(Entries with chart source code)
==============================

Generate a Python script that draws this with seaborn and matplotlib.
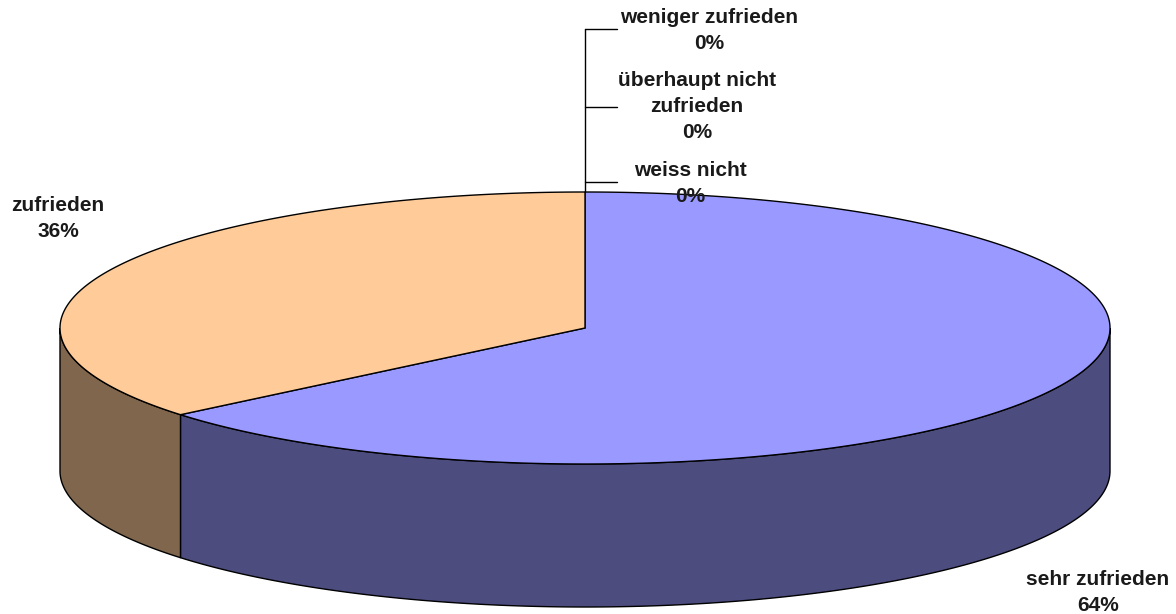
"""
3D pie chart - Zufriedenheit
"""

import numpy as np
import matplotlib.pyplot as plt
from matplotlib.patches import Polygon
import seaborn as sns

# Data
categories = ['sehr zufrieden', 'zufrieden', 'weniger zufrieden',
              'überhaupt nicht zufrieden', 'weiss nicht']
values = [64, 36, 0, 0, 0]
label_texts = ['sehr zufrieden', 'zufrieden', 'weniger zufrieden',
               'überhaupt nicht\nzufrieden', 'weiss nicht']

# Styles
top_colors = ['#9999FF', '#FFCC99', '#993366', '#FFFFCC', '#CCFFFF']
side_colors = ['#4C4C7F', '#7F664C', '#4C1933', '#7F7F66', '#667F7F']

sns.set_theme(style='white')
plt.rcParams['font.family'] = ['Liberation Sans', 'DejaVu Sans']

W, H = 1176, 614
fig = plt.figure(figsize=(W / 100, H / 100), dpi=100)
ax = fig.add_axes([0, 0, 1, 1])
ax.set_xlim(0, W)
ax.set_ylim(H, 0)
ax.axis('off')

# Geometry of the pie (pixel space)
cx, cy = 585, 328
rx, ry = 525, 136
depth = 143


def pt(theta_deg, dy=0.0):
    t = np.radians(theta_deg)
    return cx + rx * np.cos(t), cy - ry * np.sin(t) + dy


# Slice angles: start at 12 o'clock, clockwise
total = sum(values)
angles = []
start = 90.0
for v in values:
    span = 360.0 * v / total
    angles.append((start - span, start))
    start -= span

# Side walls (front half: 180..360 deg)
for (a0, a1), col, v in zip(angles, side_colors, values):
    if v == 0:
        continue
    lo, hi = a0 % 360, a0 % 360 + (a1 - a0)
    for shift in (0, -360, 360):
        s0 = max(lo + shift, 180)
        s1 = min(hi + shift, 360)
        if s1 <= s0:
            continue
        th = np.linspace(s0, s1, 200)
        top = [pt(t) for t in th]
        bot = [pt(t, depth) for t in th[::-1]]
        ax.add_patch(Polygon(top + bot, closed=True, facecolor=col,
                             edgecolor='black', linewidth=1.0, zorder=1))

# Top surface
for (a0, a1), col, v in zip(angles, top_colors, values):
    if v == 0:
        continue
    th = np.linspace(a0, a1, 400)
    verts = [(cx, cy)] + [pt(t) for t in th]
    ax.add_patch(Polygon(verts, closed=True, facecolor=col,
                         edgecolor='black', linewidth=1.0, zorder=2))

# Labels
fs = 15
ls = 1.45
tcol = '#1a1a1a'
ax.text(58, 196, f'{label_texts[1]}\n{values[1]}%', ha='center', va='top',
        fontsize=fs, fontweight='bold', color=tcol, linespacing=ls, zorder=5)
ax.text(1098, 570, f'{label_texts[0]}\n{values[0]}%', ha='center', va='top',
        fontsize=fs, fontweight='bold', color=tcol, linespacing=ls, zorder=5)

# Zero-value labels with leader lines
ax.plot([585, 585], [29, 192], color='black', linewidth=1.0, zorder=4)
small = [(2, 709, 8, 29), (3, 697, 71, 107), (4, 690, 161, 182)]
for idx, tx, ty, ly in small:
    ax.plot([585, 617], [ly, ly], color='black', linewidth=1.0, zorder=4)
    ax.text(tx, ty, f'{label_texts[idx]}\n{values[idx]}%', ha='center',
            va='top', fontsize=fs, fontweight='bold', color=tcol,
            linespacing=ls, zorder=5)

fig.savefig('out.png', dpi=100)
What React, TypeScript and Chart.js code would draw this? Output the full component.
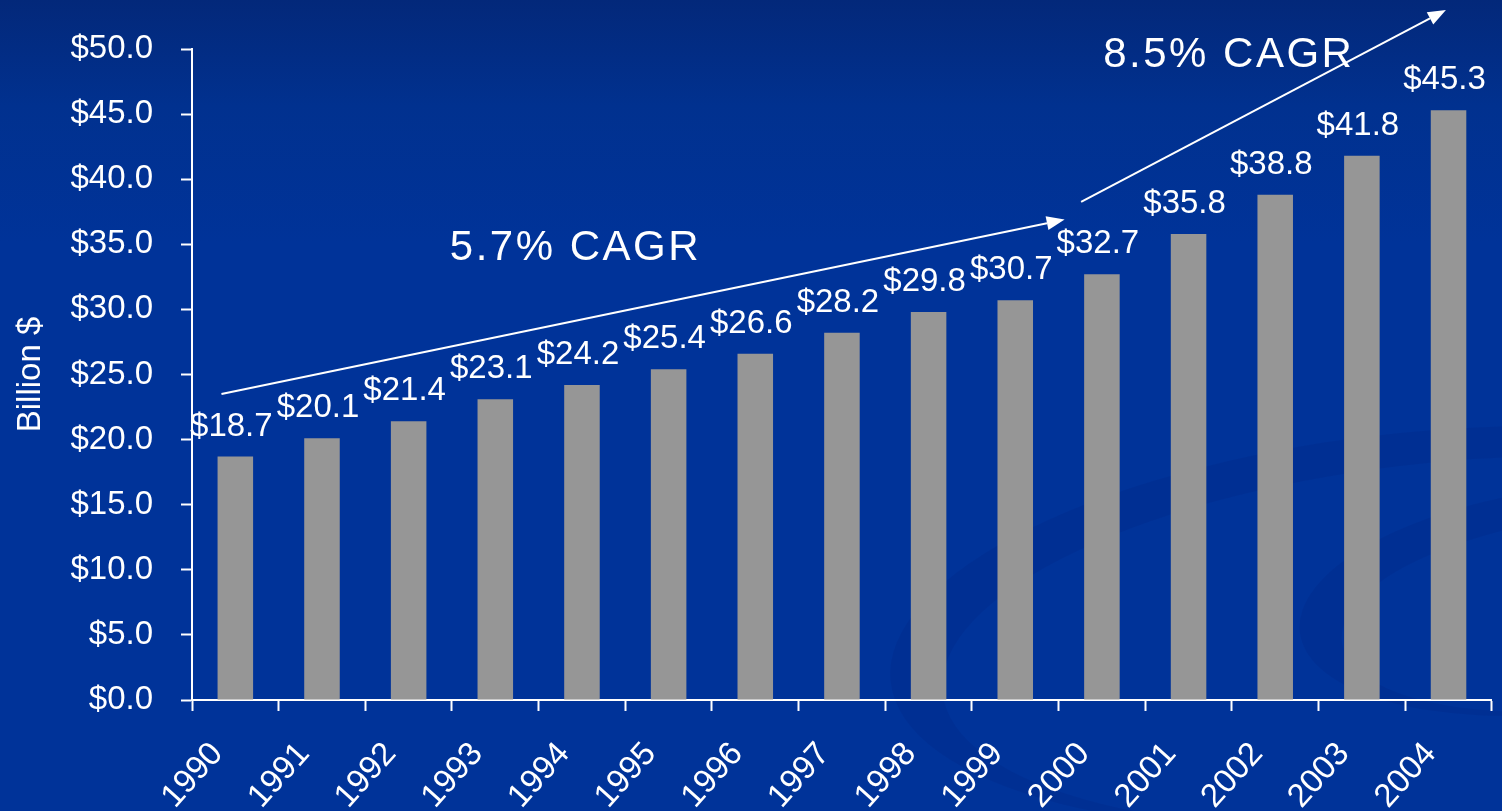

==============================

> STATED GOAL
From the records given above, reproduce all text exactly and exclude each picture.

> RESPONSE
Generate a Python script that draws this with seaborn and matplotlib.
"""
3D pie chart - Zufriedenheit
"""

import numpy as np
import matplotlib.pyplot as plt
from matplotlib.patches import Polygon
import seaborn as sns

# Data
categories = ['sehr zufrieden', 'zufrieden', 'weniger zufrieden',
              'überhaupt nicht zufrieden', 'weiss nicht']
values = [64, 36, 0, 0, 0]
label_texts = ['sehr zufrieden', 'zufrieden', 'weniger zufrieden',
               'überhaupt nicht\nzufrieden', 'weiss nicht']

# Styles
top_colors = ['#9999FF', '#FFCC99', '#993366', '#FFFFCC', '#CCFFFF']
side_colors = ['#4C4C7F', '#7F664C', '#4C1933', '#7F7F66', '#667F7F']

sns.set_theme(style='white')
plt.rcParams['font.family'] = ['Liberation Sans', 'DejaVu Sans']

W, H = 1176, 614
fig = plt.figure(figsize=(W / 100, H / 100), dpi=100)
ax = fig.add_axes([0, 0, 1, 1])
ax.set_xlim(0, W)
ax.set_ylim(H, 0)
ax.axis('off')

# Geometry of the pie (pixel space)
cx, cy = 585, 328
rx, ry = 525, 136
depth = 143


def pt(theta_deg, dy=0.0):
    t = np.radians(theta_deg)
    return cx + rx * np.cos(t), cy - ry * np.sin(t) + dy


# Slice angles: start at 12 o'clock, clockwise
total = sum(values)
angles = []
start = 90.0
for v in values:
    span = 360.0 * v / total
    angles.append((start - span, start))
    start -= span

# Side walls (front half: 180..360 deg)
for (a0, a1), col, v in zip(angles, side_colors, values):
    if v == 0:
        continue
    lo, hi = a0 % 360, a0 % 360 + (a1 - a0)
    for shift in (0, -360, 360):
        s0 = max(lo + shift, 180)
        s1 = min(hi + shift, 360)
        if s1 <= s0:
            continue
        th = np.linspace(s0, s1, 200)
        top = [pt(t) for t in th]
        bot = [pt(t, depth) for t in th[::-1]]
        ax.add_patch(Polygon(top + bot, closed=True, facecolor=col,
                             edgecolor='black', linewidth=1.0, zorder=1))

# Top surface
for (a0, a1), col, v in zip(angles, top_colors, values):
    if v == 0:
        continue
    th = np.linspace(a0, a1, 400)
    verts = [(cx, cy)] + [pt(t) for t in th]
    ax.add_patch(Polygon(verts, closed=True, facecolor=col,
                         edgecolor='black', linewidth=1.0, zorder=2))

# Labels
fs = 15
ls = 1.45
tcol = '#1a1a1a'
ax.text(58, 196, f'{label_texts[1]}\n{values[1]}%', ha='center', va='top',
        fontsize=fs, fontweight='bold', color=tcol, linespacing=ls, zorder=5)
ax.text(1098, 570, f'{label_texts[0]}\n{values[0]}%', ha='center', va='top',
        fontsize=fs, fontweight='bold', color=tcol, linespacing=ls, zorder=5)

# Zero-value labels with leader lines
ax.plot([585, 585], [29, 192], color='black', linewidth=1.0, zorder=4)
small = [(2, 709, 8, 29), (3, 697, 71, 107), (4, 690, 161, 182)]
for idx, tx, ty, ly in small:
    ax.plot([585, 617], [ly, ly], color='black', linewidth=1.0, zorder=4)
    ax.text(tx, ty, f'{label_texts[idx]}\n{values[idx]}%', ha='center',
            va='top', fontsize=fs, fontweight='bold', color=tcol,
            linespacing=ls, zorder=5)

fig.savefig('out.png', dpi=100)
What React, TypeScript and Chart.js code would draw this? Output the full component.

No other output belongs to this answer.